This has to be one of the more hilarious summaries of the EU crisis I’ve seen (from the latest issue of BusinessWeek). Click on the image to see it in full (readable) size.
You might imagine that the schoolyard squabbling among European leaders, on the heels of the divisive debt ceiling showdown in the U.S., has further reinforced the conviction of Chinese leaders in the superiority of their own one-party autocratic system. And on some level it has. But there’s also a profound nervousness and uncertainty brewing among China’s ruling elite, as this excellent article in the Financial Times points out. The headline sounds rather innocuous, but the conclusions — I particularly call your attention to the article’s last three paragraphs — are too explosive for me to reprint in a blog authored in China. You’ll know what I’m talking about when you read it.

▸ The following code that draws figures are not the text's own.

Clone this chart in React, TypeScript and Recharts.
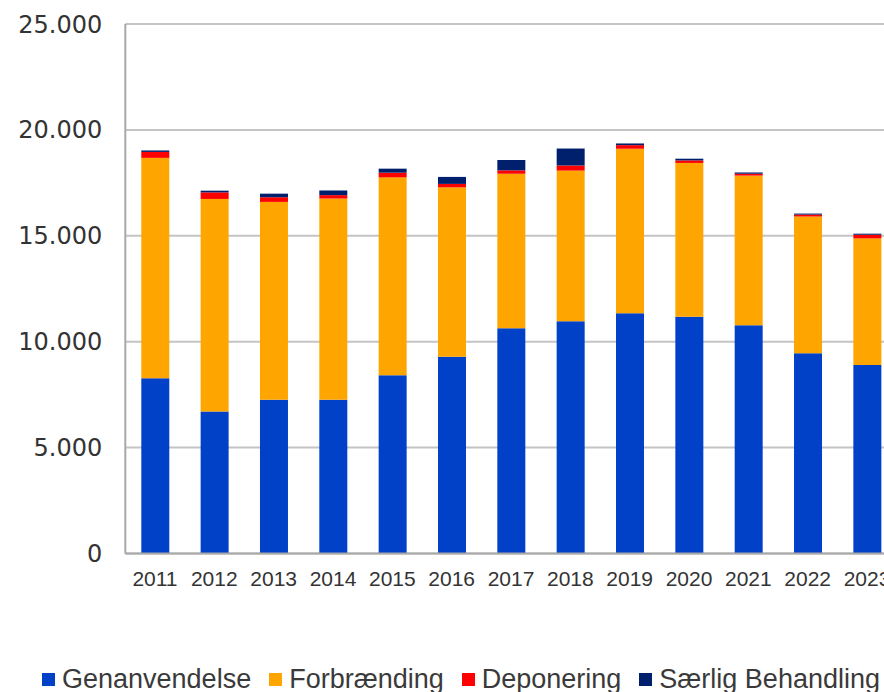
import React from "react";
import { BarChart, Bar, XAxis, YAxis, CartesianGrid, Legend } from "recharts";

const years = ["2011", "2012", "2013", "2014", "2015", "2016", "2017", "2018", "2019", "2020", "2021", "2022", "2023"];
const genanvendelse = [8270, 6710, 7260, 7260, 8420, 9290, 10630, 10960, 11340, 11180, 10780, 9450, 8900];
const forbraending = [10410, 10030, 9340, 9500, 9340, 8000, 7300, 7120, 7770, 7260, 7060, 6460, 5980];
const deponering = [280, 310, 220, 160, 220, 160, 160, 240, 170, 120, 90, 90, 170];
const saerligBehandling = [70, 80, 170, 220, 190, 330, 490, 800, 80, 80, 60, 50, 50];
const yTicks = [0, 5000, 10000, 15000, 20000, 25000];

const series = [
  { key: "Genanvendelse", color: "#0041C8", values: genanvendelse },
  { key: "Forbrænding", color: "#FFA500", values: forbraending },
  { key: "Deponering", color: "#FF0000", values: deponering },
  { key: "Særlig Behandling", color: "#00206E", values: saerligBehandling },
];

const data = years.map((y, i) => {
  const row: Record<string, string | number> = { year: y };
  series.forEach((s) => {
    row[s.key] = s.values[i];
  });
  return row;
});

const fmt = (v: number) => (v === 0 ? "0" : v.toLocaleString("de-DE"));

const LegendContent = () => (
  <div style={{ height: 98, position: "relative" }}>
    <div
      style={{
        position: "absolute",
        top: 70,
        left: 42,
        height: 30,
        display: "flex",
        alignItems: "center",
        whiteSpace: "nowrap",
        fontFamily: "'Liberation Sans', Arial, sans-serif",
        fontSize: 27,
        color: "#3A3A3A",
      }}
    >
      {series.map((s) => (
        <div key={s.key} style={{ display: "flex", alignItems: "center", marginRight: 18 }}>
          <span style={{ display: "inline-block", width: 13, height: 13, background: s.color, marginRight: 7 }} />
          <span>{s.key}</span>
        </div>
      ))}
    </div>
  </div>
);

export default function App() {
  return (
    <div style={{ position: "absolute", left: 0, top: 0, width: 884, height: 692, overflow: "hidden", background: "#fff" }}>
      <BarChart
        width={920}
        height={692}
        data={data}
        margin={{ top: 24, right: 23.3, left: 0, bottom: 0 }}
        barSize={28}
      >
        <CartesianGrid vertical={false} stroke="#C4C4C4" strokeWidth={2} />
        <XAxis
          dataKey="year"
          height={40.5}
          tickLine={false}
          tickSize={0}
          tickMargin={18}
          axisLine={{ stroke: "#A8A8A8", strokeWidth: 2 }}
          tick={{ fill: "#333333", fontSize: 21, fontFamily: "'Liberation Sans Narrow', 'Liberation Sans', Arial, sans-serif" }}
          interval={0}
        />
        <YAxis
          width={125.3}
          domain={[0, 25000]}
          ticks={yTicks}
          tickFormatter={fmt}
          tickLine={false}
          tickSize={0}
          tickMargin={23}
          axisLine={{ stroke: "#A8A8A8", strokeWidth: 2 }}
          tick={{ fill: "#333333", fontSize: 24, fontFamily: "'DejaVu Sans', sans-serif" }}
        />
        <Legend verticalAlign="bottom" content={<LegendContent />} wrapperStyle={{ left: 0, bottom: 0, width: 920 }} />
        {series.map((s) => (
          <Bar key={s.key} dataKey={s.key} stackId="a" fill={s.color} isAnimationActive={false} />
        ))}
      </BarChart>
    </div>
  );
}
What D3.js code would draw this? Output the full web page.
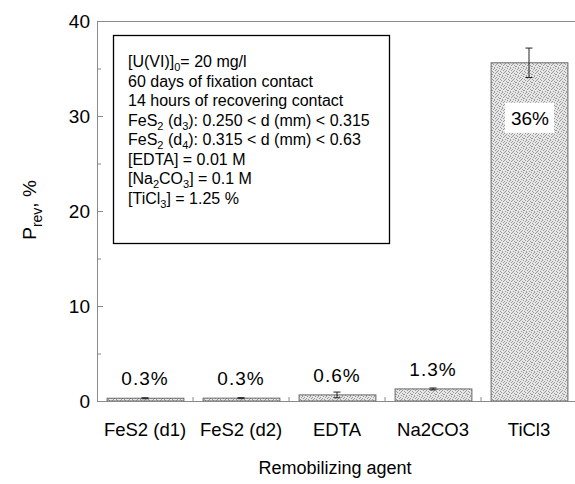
<!DOCTYPE html>
<html>
<head>
	<meta charset="utf-8">
	<title>Remobilization</title>
	<style>
		body { margin: 0; background: #fff; }
		svg { display: block; font-family: 'Liberation Sans', Arial, sans-serif; }
		.axis path, .axis line { stroke: #8a8a8a; }
		.axis text { font-size: 19px; fill: #000; }
	</style>
</head>
<body>
	<svg width="575" height="484"></svg>
<script src="https://d3js.org/d3.v7.min.js"></script>
<script>

	// data
	const categories = ['FeS2 (d1)', 'FeS2 (d2)', 'EDTA', 'Na2CO3', 'TiCl3']
	const values = [0.29, 0.3, 0.64, 1.27, 35.6]
	const errors = [0.05, 0.05, 0.3, 0.1, 1.55]
	const valueLabels = ['0.3%', '0.3%', '0.6%', '1.3%', '36%']
	const yTicks = [0, 10, 20, 30, 40]
	const yMinorTicks = [5, 15, 25, 35]

	// legend lines: [text, isSubscript]
	const notes = [
		[['[U(VI)]', 0], ['0', 1], ['= 20 mg/l', 0]],
		[['60 days of fixation contact', 0]],
		[['14 hours of recovering contact', 0]],
		[['FeS', 0], ['2', 1], [' (d', 0], ['3', 1], ['): 0.250 < d (mm) < 0.315', 0]],
		[['FeS', 0], ['2', 1], [' (d', 0], ['4', 1], ['): 0.315 < d (mm) < 0.63', 0]],
		[['[EDTA] = 0.01 M', 0]],
		[['[Na', 0], ['2', 1], ['CO', 0], ['3', 1], ['] = 0.1 M', 0]],
		[['[TiCl', 0], ['3', 1], ['] = 1.25 %', 0]]
	]

	const mLeft = 97, mRight = 577, mTop = 21, mBottom = 401

	const svg = d3.select('svg')

	// stippled fill (fixed dot layout in an 8x8 tile)
	const defs = svg.append('defs')
	const pat = defs.append('pattern')
		.attr('id', 'stipple')
		.attr('patternUnits', 'userSpaceOnUse')
		.attr('width', 8).attr('height', 8)
	pat.append('rect').attr('width', 8).attr('height', 8).attr('fill', '#e6e6e6')
	const dots = [[0,0],[5,0],[2,1],[7,1],[4,2],[1,3],[6,3],[3,4],[0,5],[5,5],
		[2,6],[7,6],[4,7],[1,7],[6,4],[3,2]]
	dots.forEach(p => {
		pat.append('rect').attr('x', p[0]).attr('y', p[1])
			.attr('width', 1).attr('height', 1).attr('fill', '#9a9a9a')
	})

	const x = d3.scaleBand()
		.domain(categories)
		.range([mLeft, mRight])
		.paddingInner(0.2)
		.paddingOuter(0.1)

	const y = d3.scaleLinear()
		.domain([0, 40])
		.range([mBottom, mTop])

	// frame
	svg.append('line')
		.attr('x1', mLeft).attr('x2', 575)
		.attr('y1', mTop + 0.5).attr('y2', mTop + 0.5)
		.attr('stroke', '#8a8a8a')

	// bars
	svg.selectAll('.bar')
		.data(values)
		.join('rect')
		.attr('class', 'bar')
		.attr('x', (d, i) => x(categories[i]) + 0.5)
		.attr('y', d => y(d))
		.attr('width', x.bandwidth())
		.attr('height', d => mBottom - y(d))
		.attr('fill', 'url(#stipple)')
		.attr('stroke', '#666')
		.attr('stroke-width', 1)

	// error bars
	const eb = svg.selectAll('.err')
		.data(values)
		.join('g')
		.attr('class', 'err')
		.attr('stroke', '#222')
		.attr('stroke-width', 1)
	eb.append('line')
		.attr('x1', (d, i) => x(categories[i]) + x.bandwidth() / 2)
		.attr('x2', (d, i) => x(categories[i]) + x.bandwidth() / 2)
		.attr('y1', (d, i) => y(d + errors[i]))
		.attr('y2', (d, i) => y(d - errors[i]))
	eb.selectAll('.cap')
		.data((d, i) => [[d + errors[i], i], [d - errors[i], i]])
		.join('line')
		.attr('x1', d => x(categories[d[1]]) + x.bandwidth() / 2 - 3.5)
		.attr('x2', d => x(categories[d[1]]) + x.bandwidth() / 2 + 3.5)
		.attr('y1', d => y(d[0]))
		.attr('y2', d => y(d[0]))

	// axes
	svg.append('g')
		.attr('class', 'axis')
		.attr('transform', `translate(${mLeft},0)`)
		.call(d3.axisLeft(y).tickValues(yMinorTicks).tickSizeInner(-4).tickSizeOuter(0).tickFormat(''))
		.call(g => g.select('.domain').remove())

	svg.append('g')
		.attr('class', 'axis')
		.attr('transform', `translate(${mLeft},0)`)
		.call(d3.axisLeft(y).tickValues(yTicks).tickSizeInner(-6).tickSizeOuter(0).tickPadding(7))
		.call(g => g.select('.domain').attr('d', `M0.5,${mTop}V${mBottom}`))

	const xAxis = svg.append('g')
		.attr('class', 'axis')
		.attr('transform', `translate(0,${mBottom})`)
		.call(d3.axisBottom(x).tickSize(0).tickPadding(22).tickSizeOuter(0))
	xAxis.select('.domain').attr('d', `M${mLeft},0.5H575`)
	xAxis.selectAll('text').style('font-size', '18.5px')

	// small ticks between categories
	svg.selectAll('.xtick')
		.data(categories.slice(1))
		.join('line')
		.attr('x1', d => x(d) - x.step() * x.paddingInner() / 2)
		.attr('x2', d => x(d) - x.step() * x.paddingInner() / 2)
		.attr('y1', mBottom)
		.attr('y2', mBottom - 4)
		.attr('stroke', '#8a8a8a')

	// value labels
	svg.selectAll('.vlab')
		.data(values.slice(0, 4))
		.join('text')
		.attr('class', 'vlab')
		.attr('x', (d, i) => x(categories[i]) + x.bandwidth() / 2)
		.attr('y', d => y(d) - 13)
		.attr('text-anchor', 'middle')
		.style('font-size', '19px')
		.style('letter-spacing', '1px')
		.text((d, i) => valueLabels[i])

	const last = values.length - 1
	const cx = x(categories[last]) + x.bandwidth() / 2
	svg.append('rect')
		.attr('x', cx - 24).attr('y', y(values[last]) + 40)
		.attr('width', 49).attr('height', 30)
		.attr('fill', '#fff')
	svg.append('text')
		.attr('x', cx + 1)
		.attr('y', y(values[last]) + 62)
		.attr('text-anchor', 'middle')
		.style('font-size', '19px')
		.text(valueLabels[last])

	// note box
	svg.append('rect')
		.attr('x', 113.5).attr('y', 35.5)
		.attr('width', 276).attr('height', 208)
		.attr('fill', '#fff')
		.attr('stroke', '#000')
		.attr('stroke-width', 1.3)

	notes.forEach((line, i) => {
		let t = svg.append('text')
			.attr('x', 128)
			.attr('y', 67 + i * 19.5)
			.style('font-size', '16px')
		let shifted = false
		line.forEach(seg => {
			let dy = 0
			if (seg[1] && !shifted) { dy = 4; shifted = true }
			else if (!seg[1] && shifted) { dy = -4; shifted = false }
			t.append('tspan')
				.attr('dy', dy)
				.style('font-size', seg[1] ? '11px' : '16px')
				.text(seg[0])
		})
	})

	// axis titles
	svg.append('text')
		.attr('x', 335).attr('y', 474)
		.attr('text-anchor', 'middle')
		.style('font-size', '18px')
		.text('Remobilizing agent')

	const yt = svg.append('text')
		.attr('transform', 'translate(36,210) rotate(-90)')
		.attr('text-anchor', 'middle')
		.style('font-size', '19px')
	yt.append('tspan').text('P')
	yt.append('tspan').attr('dy', 6).style('font-size', '14px').text('rev')
	yt.append('tspan').attr('dy', -6).text(',  %')

</script>
</body>
</html>
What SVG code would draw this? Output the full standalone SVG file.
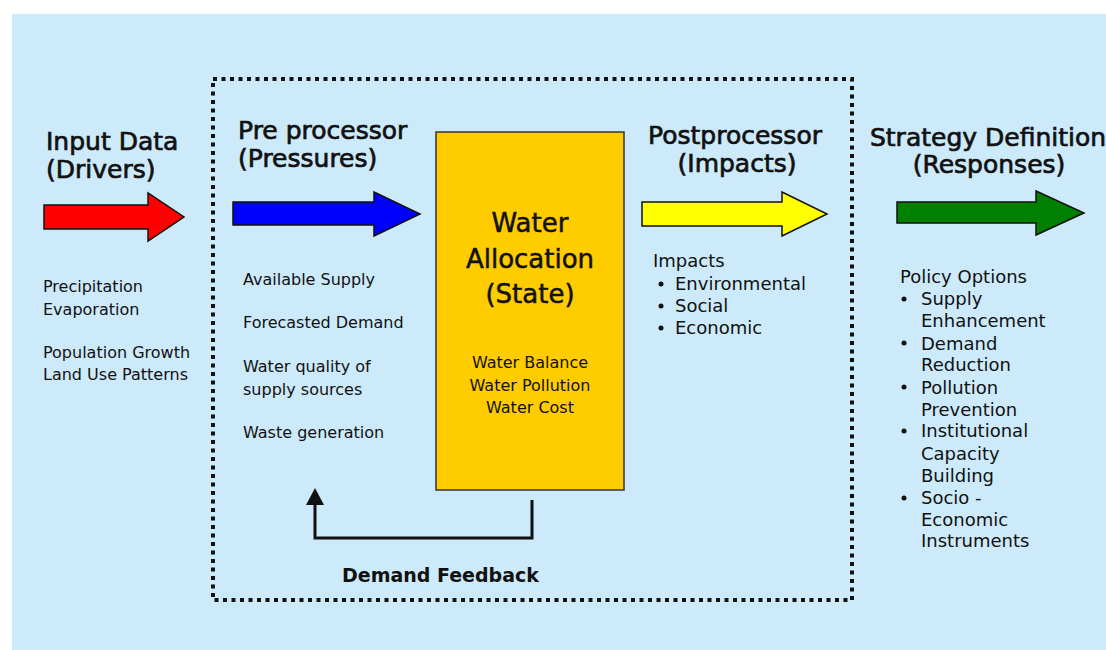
<svg xmlns="http://www.w3.org/2000/svg" width="1106" height="650" viewBox="0 0 1106 650">
<style>
text{font-family:"DejaVu Sans","Liberation Sans",sans-serif;fill:#111}
.hd{font-size:25px;stroke:#111;stroke-width:0.7}
.bd{font-size:16px}
.lst{font-size:18px}
.st{font-size:26px;stroke:#111;stroke-width:0.5}
.sm{font-size:16px}
.fb{font-size:19px;font-weight:bold}
.arr{stroke:#111;stroke-width:1.5;stroke-linejoin:miter}
.bul{fill:#111}
</style>
<defs>
<marker id="ah" markerUnits="userSpaceOnUse" viewBox="0 0 17 18" markerWidth="17" markerHeight="18" refX="0" refY="9" orient="auto">
<path d="M0,0 L17,9 L0,18 z" fill="#111"/>
</marker>
</defs>
<rect x="12" y="14" width="1094" height="636" fill="#CCEAFA"/>
<g id="frame">
<rect x="213" y="79" width="639" height="521" fill="none" stroke="#111" stroke-width="4" stroke-dasharray="4 4.5"/>
</g>
<g id="drivers">
<polygon class="arr" points="44,205 148,205 148,193 184,217 148,241 148,229 44,229" fill="#FF0000"/>
<text class="hd" x="46" y="150">Input Data</text>
<text class="hd" x="46" y="178">(Drivers)</text>
<text class="bd" x="43" y="292">Precipitation</text>
<text class="bd" x="43" y="315">Evaporation</text>
<text class="bd" x="43" y="358">Population Growth</text>
<text class="bd" x="43" y="380">Land Use Patterns</text>
</g>
<g id="pressures">
<polygon class="arr" points="233,202 374,202 374,192 420,214 374,236 374,225 233,225" fill="#0000FF"/>
<text class="hd" x="238" y="139">Pre processor</text>
<text class="hd" x="238" y="167">(Pressures)</text>
<text class="bd" x="243" y="285">Available Supply</text>
<text class="bd" x="243" y="328">Forecasted Demand</text>
<text class="bd" x="243" y="372">Water quality of</text>
<text class="bd" x="243" y="395">supply sources</text>
<text class="bd" x="243" y="438">Waste generation</text>
</g>
<g id="state">
<rect x="436" y="132" width="188" height="358" fill="#FFCC00" stroke="#333" stroke-width="1.5"/>
<text class="st" x="530" y="232" text-anchor="middle">Water</text>
<text class="st" x="530" y="268" text-anchor="middle">Allocation</text>
<text class="st" x="530" y="303" text-anchor="middle">(State)</text>
<text class="sm" x="530" y="368" text-anchor="middle">Water Balance</text>
<text class="sm" x="530" y="391" text-anchor="middle">Water Pollution</text>
<text class="sm" x="530" y="413" text-anchor="middle">Water Cost</text>
</g>
<g id="impacts">
<polygon class="arr" points="642,202 782,202 782,192 827,214 782,236 782,226 642,226" fill="#FFFF00"/>
<text class="hd" x="735" y="144" text-anchor="middle">Postprocessor</text>
<text class="hd" x="737" y="172" text-anchor="middle">(Impacts)</text>
<text class="lst" x="653" y="267">Impacts</text>
<circle class="bul" cx="661" cy="284" r="2.5"/>
<circle class="bul" cx="661" cy="306" r="2.5"/>
<circle class="bul" cx="661" cy="328" r="2.5"/>
<text class="lst" x="675" y="290">Environmental</text>
<text class="lst" x="675" y="312">Social</text>
<text class="lst" x="675" y="334">Economic</text>
</g>
<g id="responses">
<polygon class="arr" points="897,202 1036,202 1036,191 1084,213 1036,235 1036,223 897,223" fill="#008000"/>
<text class="hd" x="988" y="146" text-anchor="middle">Strategy Definition</text>
<text class="hd" x="989" y="173" text-anchor="middle">(Responses)</text>
<text class="lst" x="900" y="283">Policy Options</text>
<circle class="bul" cx="904" cy="299" r="2.5"/>
<circle class="bul" cx="904" cy="343" r="2.5"/>
<circle class="bul" cx="904" cy="387" r="2.5"/>
<circle class="bul" cx="904" cy="431" r="2.5"/>
<circle class="bul" cx="904" cy="498" r="2.5"/>
<text class="lst" x="921" y="305">Supply</text>
<text class="lst" x="921" y="327">Enhancement</text>
<text class="lst" x="921" y="350">Demand</text>
<text class="lst" x="921" y="371">Reduction</text>
<text class="lst" x="921" y="394">Pollution</text>
<text class="lst" x="921" y="416">Prevention</text>
<text class="lst" x="921" y="437">Institutional</text>
<text class="lst" x="921" y="460">Capacity</text>
<text class="lst" x="921" y="482">Building</text>
<text class="lst" x="921" y="504">Socio -</text>
<text class="lst" x="921" y="526">Economic</text>
<text class="lst" x="921" y="547">Instruments</text>
</g>
<g id="connectors">
<path d="M532,500 V538 H315 V505" fill="none" stroke="#111" stroke-width="3" marker-end="url(#ah)"/>
</g>
<g id="feedback-label">
<text class="fb" x="342" y="582">Demand Feedback</text>
</g>
</svg>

Along a similar vein, you should also read and/or listen to this story in NPR, about the growing divide (and serious lack of consensus) between two camps — parties, if you will — within China’s leadership, the populist “New Left” movement as typified by Chongqing party boss Bo Xilai, and the liberal market reformers, symbolized by his Chongqing predecessor, now Guangdong party boss, Wang Yang. I hinted briefly at these tensions in my profile of Bo in my primer on China’s upcoming political leadership transition, but the outlines of the conflict have sharpened considerably — and spilled into the public arena – in the months since I wrote that post. Since the debate coincides – approximately — with a struggle over economic policy between the statist NDRC (state planning bureau) and the market-reformist PBOC (central bank), Bo and Wang’s rival aspirations to join the 9-man Politburo Standing Committee next year may serve as a flash point that symbolizes a much broader contest over China’s future direction.
Peter Ford also has a thoughtful and well-balanced article this week in the Christian Science Monitor that is well worth reading, on China’s efforts to define “what it wants” on the world stage as a rising power. Its webpage also happens to have an interesting graphic showing the evolving pattern of who (including China) owns the U.S. national debt. Good stuff.